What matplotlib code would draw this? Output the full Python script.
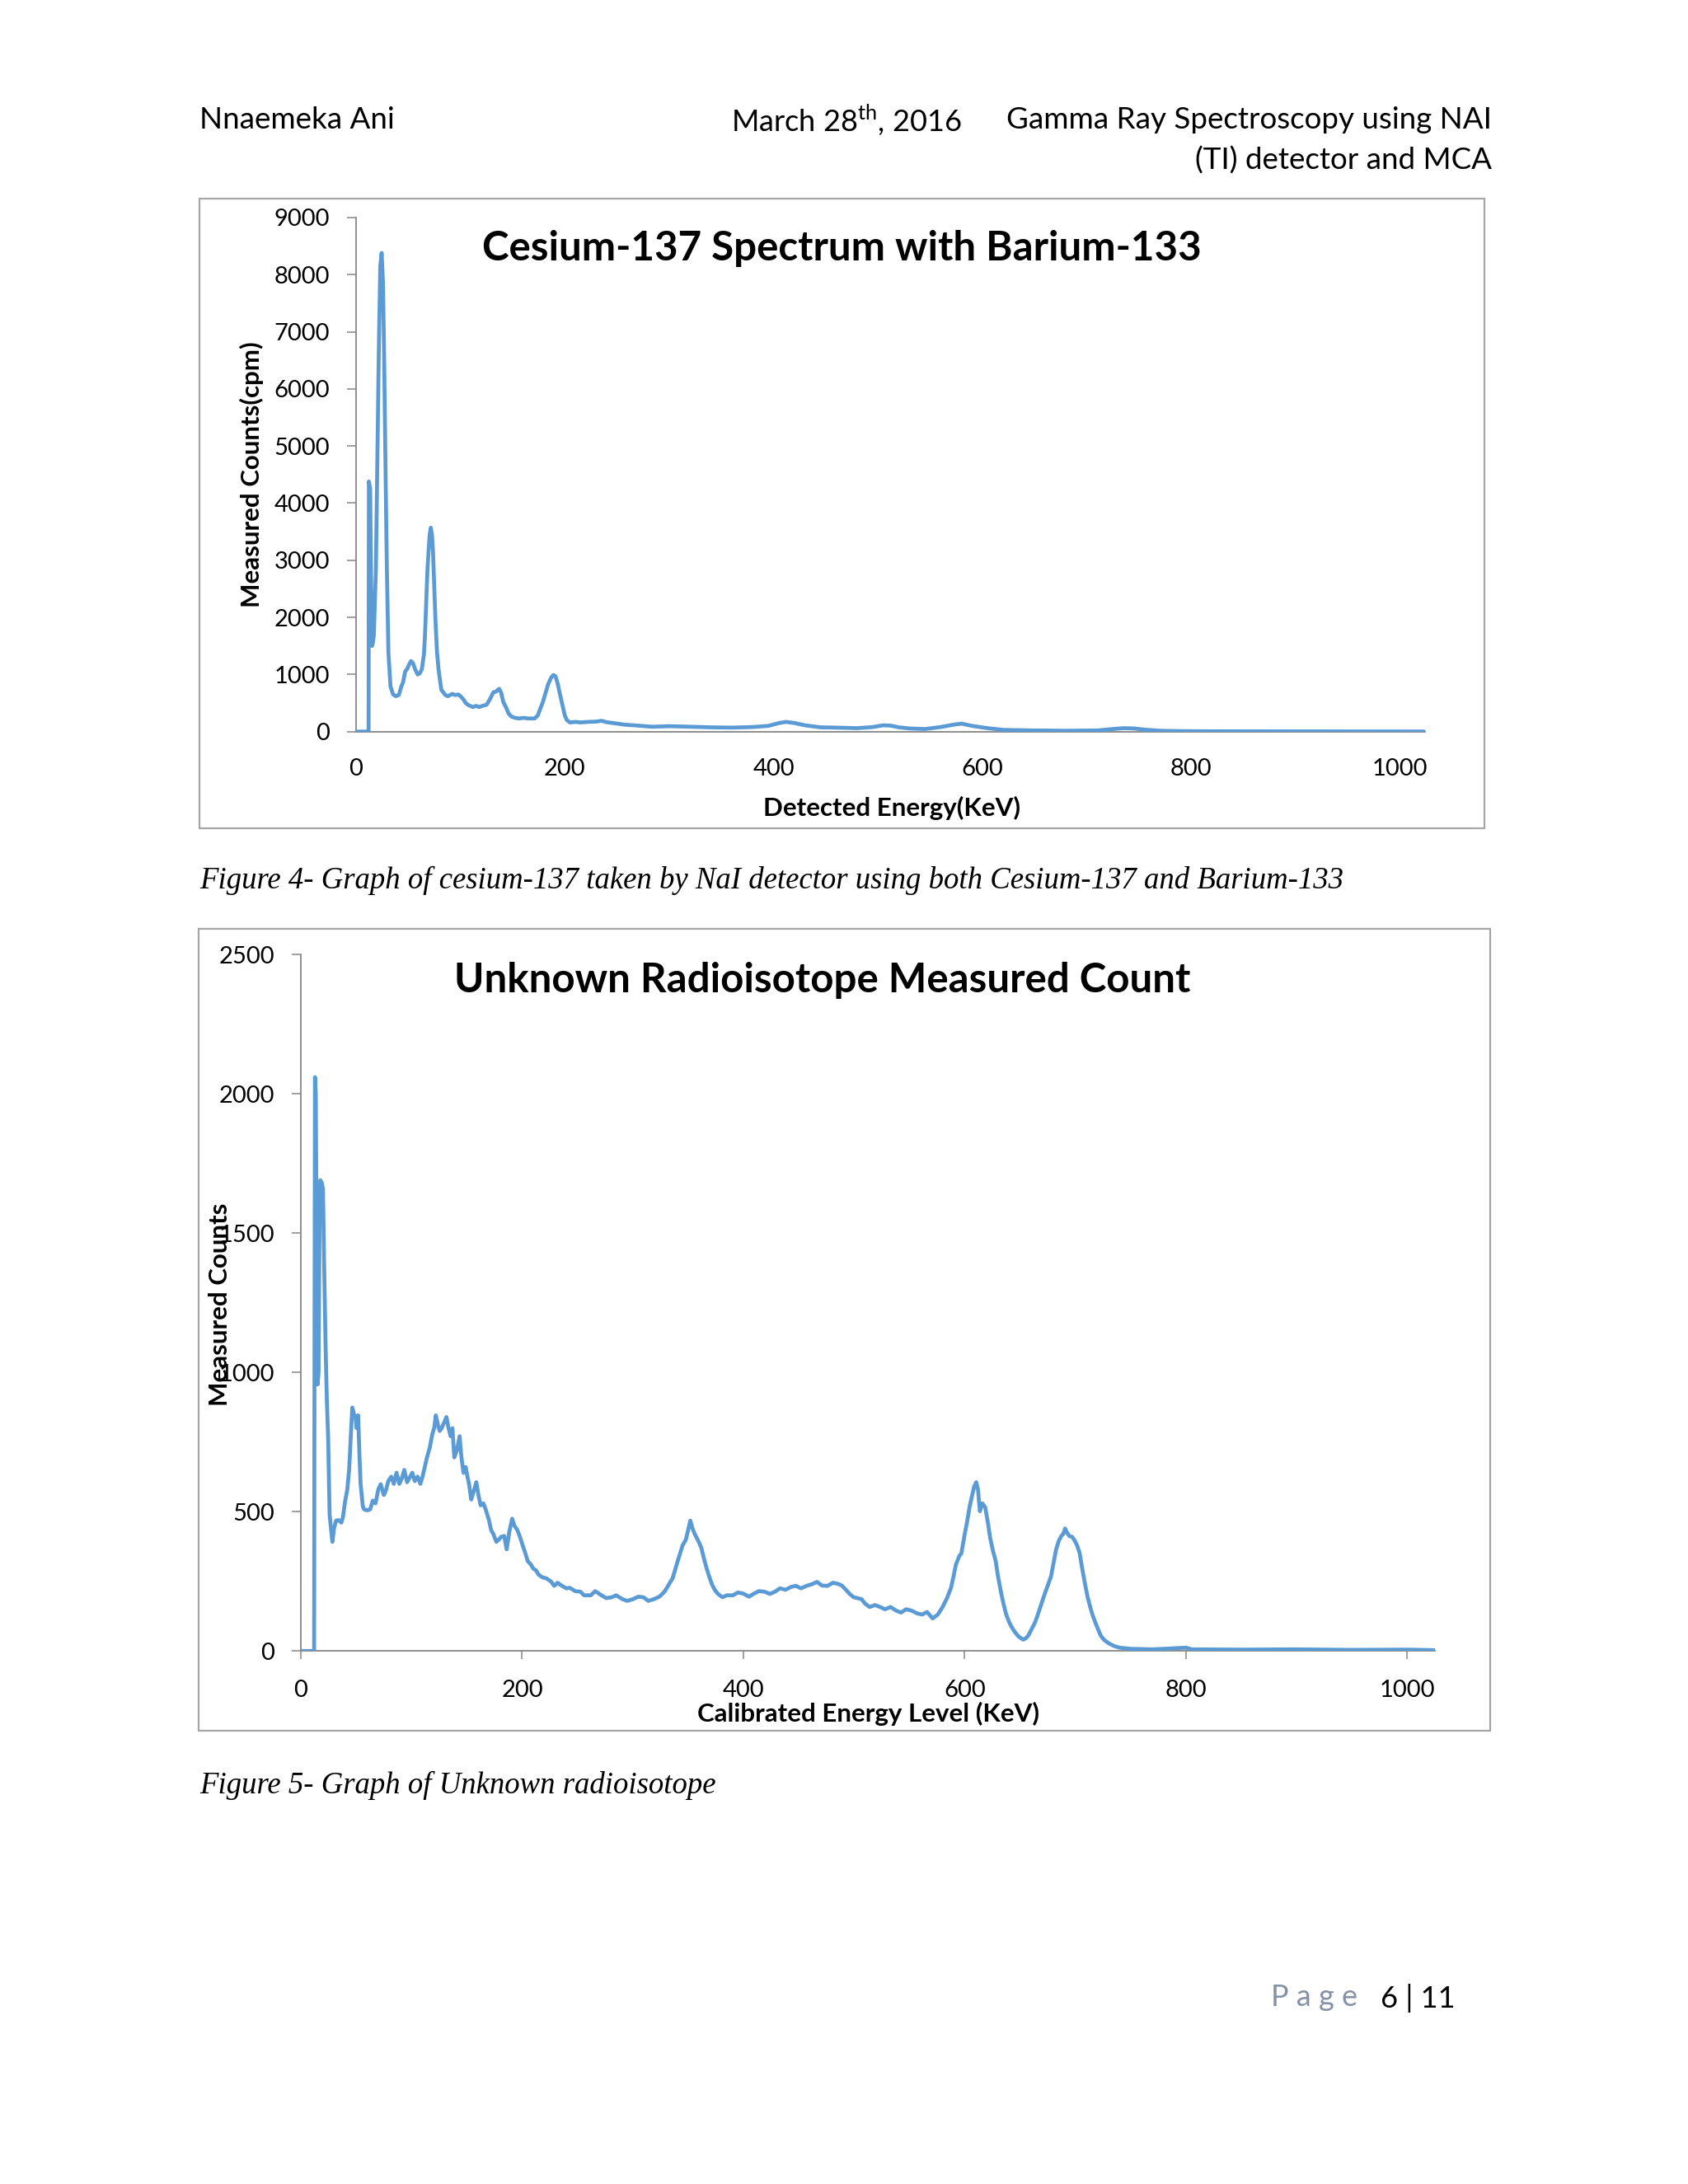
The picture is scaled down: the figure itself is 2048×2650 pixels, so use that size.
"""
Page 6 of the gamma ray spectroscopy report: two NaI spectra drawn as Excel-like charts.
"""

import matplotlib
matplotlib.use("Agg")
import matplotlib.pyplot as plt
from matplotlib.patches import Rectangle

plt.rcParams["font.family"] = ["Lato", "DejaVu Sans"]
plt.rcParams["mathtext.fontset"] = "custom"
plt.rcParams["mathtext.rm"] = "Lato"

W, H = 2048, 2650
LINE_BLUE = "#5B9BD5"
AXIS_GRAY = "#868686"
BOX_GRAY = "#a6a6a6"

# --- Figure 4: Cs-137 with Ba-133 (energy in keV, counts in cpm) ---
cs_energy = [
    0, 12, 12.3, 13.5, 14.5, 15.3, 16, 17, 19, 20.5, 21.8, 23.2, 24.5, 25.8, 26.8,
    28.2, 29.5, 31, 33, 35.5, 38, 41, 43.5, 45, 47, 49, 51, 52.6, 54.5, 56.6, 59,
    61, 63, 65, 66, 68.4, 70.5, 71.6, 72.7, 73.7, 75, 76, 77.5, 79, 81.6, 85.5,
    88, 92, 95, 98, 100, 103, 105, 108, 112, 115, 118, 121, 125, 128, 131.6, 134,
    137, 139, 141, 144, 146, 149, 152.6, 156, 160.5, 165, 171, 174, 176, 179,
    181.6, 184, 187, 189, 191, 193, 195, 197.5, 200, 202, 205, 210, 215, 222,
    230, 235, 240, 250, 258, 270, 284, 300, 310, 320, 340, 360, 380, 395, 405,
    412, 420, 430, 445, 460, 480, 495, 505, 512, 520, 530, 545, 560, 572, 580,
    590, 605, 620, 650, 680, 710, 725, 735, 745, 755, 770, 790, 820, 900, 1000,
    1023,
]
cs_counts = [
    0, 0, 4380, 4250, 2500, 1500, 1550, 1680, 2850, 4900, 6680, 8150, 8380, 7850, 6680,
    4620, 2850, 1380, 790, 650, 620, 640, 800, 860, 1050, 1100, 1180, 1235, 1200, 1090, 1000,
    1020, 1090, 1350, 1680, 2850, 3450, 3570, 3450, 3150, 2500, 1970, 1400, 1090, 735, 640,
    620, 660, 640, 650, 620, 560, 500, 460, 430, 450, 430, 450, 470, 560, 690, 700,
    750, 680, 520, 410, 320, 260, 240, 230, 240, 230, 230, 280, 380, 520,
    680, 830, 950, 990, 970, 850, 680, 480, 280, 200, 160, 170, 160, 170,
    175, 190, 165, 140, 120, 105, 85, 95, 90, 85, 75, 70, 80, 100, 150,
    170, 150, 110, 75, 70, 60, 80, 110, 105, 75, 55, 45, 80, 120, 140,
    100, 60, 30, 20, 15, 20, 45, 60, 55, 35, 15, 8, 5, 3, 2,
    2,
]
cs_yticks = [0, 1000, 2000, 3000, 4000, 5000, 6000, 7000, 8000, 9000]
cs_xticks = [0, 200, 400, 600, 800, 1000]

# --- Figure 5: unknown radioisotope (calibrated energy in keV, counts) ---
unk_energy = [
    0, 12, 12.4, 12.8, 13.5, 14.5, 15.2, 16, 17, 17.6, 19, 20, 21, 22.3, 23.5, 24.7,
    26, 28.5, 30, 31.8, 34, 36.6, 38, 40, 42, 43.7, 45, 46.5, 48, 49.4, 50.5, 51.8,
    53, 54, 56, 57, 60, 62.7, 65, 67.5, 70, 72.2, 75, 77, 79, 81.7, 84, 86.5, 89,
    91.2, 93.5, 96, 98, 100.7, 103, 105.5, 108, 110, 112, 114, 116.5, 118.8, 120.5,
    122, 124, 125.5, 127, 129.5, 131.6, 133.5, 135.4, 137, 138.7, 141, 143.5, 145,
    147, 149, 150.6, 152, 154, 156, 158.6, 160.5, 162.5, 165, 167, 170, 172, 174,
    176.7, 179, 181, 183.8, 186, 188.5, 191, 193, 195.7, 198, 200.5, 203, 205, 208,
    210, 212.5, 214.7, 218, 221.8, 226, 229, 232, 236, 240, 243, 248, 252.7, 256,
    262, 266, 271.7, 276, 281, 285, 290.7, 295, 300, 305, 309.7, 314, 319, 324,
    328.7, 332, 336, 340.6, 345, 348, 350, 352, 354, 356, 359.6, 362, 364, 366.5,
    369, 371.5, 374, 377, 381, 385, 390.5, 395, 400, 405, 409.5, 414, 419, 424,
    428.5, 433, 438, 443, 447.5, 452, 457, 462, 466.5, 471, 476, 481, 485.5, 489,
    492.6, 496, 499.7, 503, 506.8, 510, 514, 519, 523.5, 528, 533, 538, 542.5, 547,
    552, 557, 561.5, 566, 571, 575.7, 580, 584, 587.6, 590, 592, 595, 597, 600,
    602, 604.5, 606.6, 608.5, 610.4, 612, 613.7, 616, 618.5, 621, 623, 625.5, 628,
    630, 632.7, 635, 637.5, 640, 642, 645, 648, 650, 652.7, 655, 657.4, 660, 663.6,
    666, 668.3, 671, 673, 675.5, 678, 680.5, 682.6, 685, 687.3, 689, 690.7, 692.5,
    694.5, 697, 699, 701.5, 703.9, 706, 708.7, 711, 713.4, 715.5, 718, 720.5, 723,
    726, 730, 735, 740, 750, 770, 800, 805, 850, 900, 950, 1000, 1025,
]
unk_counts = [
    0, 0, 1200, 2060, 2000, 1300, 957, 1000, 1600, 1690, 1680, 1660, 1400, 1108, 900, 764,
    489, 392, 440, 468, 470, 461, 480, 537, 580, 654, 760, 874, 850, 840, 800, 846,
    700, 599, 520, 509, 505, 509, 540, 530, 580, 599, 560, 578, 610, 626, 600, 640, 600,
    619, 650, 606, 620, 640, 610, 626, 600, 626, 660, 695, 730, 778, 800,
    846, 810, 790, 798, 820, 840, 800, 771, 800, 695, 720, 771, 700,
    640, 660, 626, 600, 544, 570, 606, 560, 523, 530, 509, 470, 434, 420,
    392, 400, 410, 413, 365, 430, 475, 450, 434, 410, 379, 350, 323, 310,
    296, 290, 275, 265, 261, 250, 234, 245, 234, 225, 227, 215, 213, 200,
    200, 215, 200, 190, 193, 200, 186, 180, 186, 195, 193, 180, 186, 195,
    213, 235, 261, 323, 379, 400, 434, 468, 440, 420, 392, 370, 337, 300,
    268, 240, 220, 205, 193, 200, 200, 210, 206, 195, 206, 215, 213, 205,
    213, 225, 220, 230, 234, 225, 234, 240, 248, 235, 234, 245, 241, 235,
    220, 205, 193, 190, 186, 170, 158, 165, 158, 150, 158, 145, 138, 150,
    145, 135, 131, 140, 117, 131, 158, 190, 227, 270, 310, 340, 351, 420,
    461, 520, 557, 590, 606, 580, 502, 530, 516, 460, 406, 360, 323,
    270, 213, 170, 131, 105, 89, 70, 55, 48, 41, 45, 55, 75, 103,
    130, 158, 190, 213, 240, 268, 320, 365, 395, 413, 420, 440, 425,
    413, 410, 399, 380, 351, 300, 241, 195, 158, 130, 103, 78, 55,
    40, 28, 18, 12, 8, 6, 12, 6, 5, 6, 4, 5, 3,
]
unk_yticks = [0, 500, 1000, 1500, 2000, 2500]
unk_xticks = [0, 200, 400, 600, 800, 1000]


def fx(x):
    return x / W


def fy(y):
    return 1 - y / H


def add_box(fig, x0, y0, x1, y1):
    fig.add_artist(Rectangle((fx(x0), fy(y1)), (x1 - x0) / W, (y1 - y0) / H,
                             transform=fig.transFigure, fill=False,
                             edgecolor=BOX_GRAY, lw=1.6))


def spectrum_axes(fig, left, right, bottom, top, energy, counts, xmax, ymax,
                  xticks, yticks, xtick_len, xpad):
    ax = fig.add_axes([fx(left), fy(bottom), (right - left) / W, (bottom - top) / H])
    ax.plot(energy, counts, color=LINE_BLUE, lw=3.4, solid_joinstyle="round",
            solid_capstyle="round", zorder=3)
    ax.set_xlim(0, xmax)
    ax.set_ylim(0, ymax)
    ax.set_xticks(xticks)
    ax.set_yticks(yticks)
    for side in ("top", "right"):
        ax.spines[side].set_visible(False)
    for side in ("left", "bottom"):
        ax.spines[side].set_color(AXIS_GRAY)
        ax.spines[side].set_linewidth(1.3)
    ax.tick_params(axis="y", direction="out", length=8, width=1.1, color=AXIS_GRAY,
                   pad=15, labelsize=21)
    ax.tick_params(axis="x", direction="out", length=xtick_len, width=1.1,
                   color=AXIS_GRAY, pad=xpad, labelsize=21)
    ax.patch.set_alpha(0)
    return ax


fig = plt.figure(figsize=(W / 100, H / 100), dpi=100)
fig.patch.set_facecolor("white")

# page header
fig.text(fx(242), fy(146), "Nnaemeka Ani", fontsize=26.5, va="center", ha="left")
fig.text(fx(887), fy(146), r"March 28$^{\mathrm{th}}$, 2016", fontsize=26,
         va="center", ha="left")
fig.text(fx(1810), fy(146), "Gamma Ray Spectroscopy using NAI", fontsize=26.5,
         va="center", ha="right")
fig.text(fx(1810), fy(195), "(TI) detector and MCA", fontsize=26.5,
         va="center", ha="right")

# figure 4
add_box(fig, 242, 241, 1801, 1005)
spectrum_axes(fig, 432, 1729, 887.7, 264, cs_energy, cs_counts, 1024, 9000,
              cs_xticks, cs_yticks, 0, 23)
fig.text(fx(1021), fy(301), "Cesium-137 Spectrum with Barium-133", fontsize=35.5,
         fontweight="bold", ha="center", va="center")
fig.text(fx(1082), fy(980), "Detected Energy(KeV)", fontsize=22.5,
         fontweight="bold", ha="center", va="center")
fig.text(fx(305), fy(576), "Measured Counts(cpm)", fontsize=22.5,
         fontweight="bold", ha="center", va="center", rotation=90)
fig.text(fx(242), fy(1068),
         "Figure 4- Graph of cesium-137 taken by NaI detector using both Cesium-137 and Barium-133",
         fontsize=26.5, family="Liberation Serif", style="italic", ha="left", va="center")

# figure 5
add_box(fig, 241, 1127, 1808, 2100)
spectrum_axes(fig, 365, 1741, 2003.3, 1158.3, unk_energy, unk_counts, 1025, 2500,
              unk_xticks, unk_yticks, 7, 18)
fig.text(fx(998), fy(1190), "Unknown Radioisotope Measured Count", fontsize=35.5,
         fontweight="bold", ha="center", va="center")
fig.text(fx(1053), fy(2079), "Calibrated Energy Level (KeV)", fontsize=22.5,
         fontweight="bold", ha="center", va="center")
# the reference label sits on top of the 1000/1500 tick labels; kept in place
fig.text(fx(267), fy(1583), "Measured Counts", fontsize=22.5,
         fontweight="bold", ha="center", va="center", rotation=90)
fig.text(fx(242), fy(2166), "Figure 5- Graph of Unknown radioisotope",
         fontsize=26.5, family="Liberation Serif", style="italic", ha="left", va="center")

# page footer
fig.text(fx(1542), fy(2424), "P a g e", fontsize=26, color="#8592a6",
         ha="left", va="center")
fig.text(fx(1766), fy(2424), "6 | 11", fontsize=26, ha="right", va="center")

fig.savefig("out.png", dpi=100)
◆ ◆ ◆ ◆
# REQUIREMENTS
Pick out the lines containing the string "matplotlib".

# FINAL RESULT
What matplotlib code would draw this? Output the full Python script.
import matplotlib
matplotlib.use("Agg")
import matplotlib.pyplot as plt
from matplotlib.patches import Rectangle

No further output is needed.